Seit 27 Jahren im Samariterverein
Die 49-Jährige ist seit 27 Jahren Mitglied beim Samariterverein, seit fünf Jahren ist sie Präsidentin. «Ich ging damals zum Verein, weil dort ein Mann war, der mich faszinierte.» Heute ist dieser Mann ihr Ehemann und Vater ihrer Kinder (Micha, 21 und Lisa, 18).

Als Präsidentin des Vereins freut sie sich, dass sie an der vergangenen Generalversammlung fünf neue Mitglieder aufnehmen durfte. «Wir haben derzeit 21 Mitglieder.»

Sonja Wunderlins früherer Beruf war Familienhelferin bei der Spitex. Aufgrund von zwei Auffahrunfällen mit Schleudertrauma und den damit verbundenen Schmerzen kann sie diese Tätigkeit heute nicht mehr ausüben. Sie absolvierte die Ausbildung zur Katechetin und war in Hornussen, bis zur Geburt ihrer Kinder, während zehn Jahren angestellt. Vor zehn Jahren liessen sich sie und ihr Mann, er ist Physiotherapeut, zum geistigen Heilen ausbilden. Zweimal pro Woche praktizieren sie und helfen Menschen, ihre Beschwerden zu lindern. «Das ist eine sehr erfüllende Tätigkeit», sagt sie.

In ihrer Freizeit widmet sich die aktive Wegenstetterin gerne dem Backen und ihrem grossen Garten. «Der Garten gibt viel zu tun, aber es ist auch ein sehr schöner Ort, wo man sich erden kann.» Generell liebt sie die Natur und geht gerne mit ihrem jungen Hund «Milo» spazieren.
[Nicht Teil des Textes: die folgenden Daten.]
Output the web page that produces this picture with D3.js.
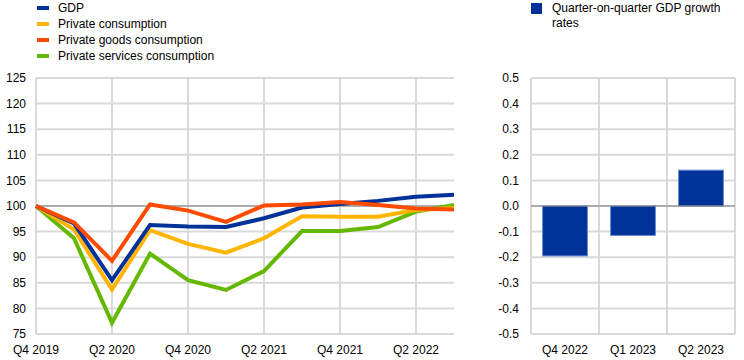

Wie viele Wegenstetter beschäftigt sie im Moment auch das Dorffest, welches in einem Jahr geplant ist. In der Scheune ihres Wohnhauses werden der Samariterverein und der Kirchenchor eine Beiz führen. Sie hofft sehr, dass das Fest aufgrund der Corona-Situation überhaupt durchgeführt werden kann. Die Verunsicherung und die Distanz, welche die Menschen derzeit untereinander halten sollten, belastet Sonja Wunderlin. «Eine Umarmung tut allen gut. Ich hoffe sehr, dass man sich bald wieder einmal unbeschwert näherkommen darf.»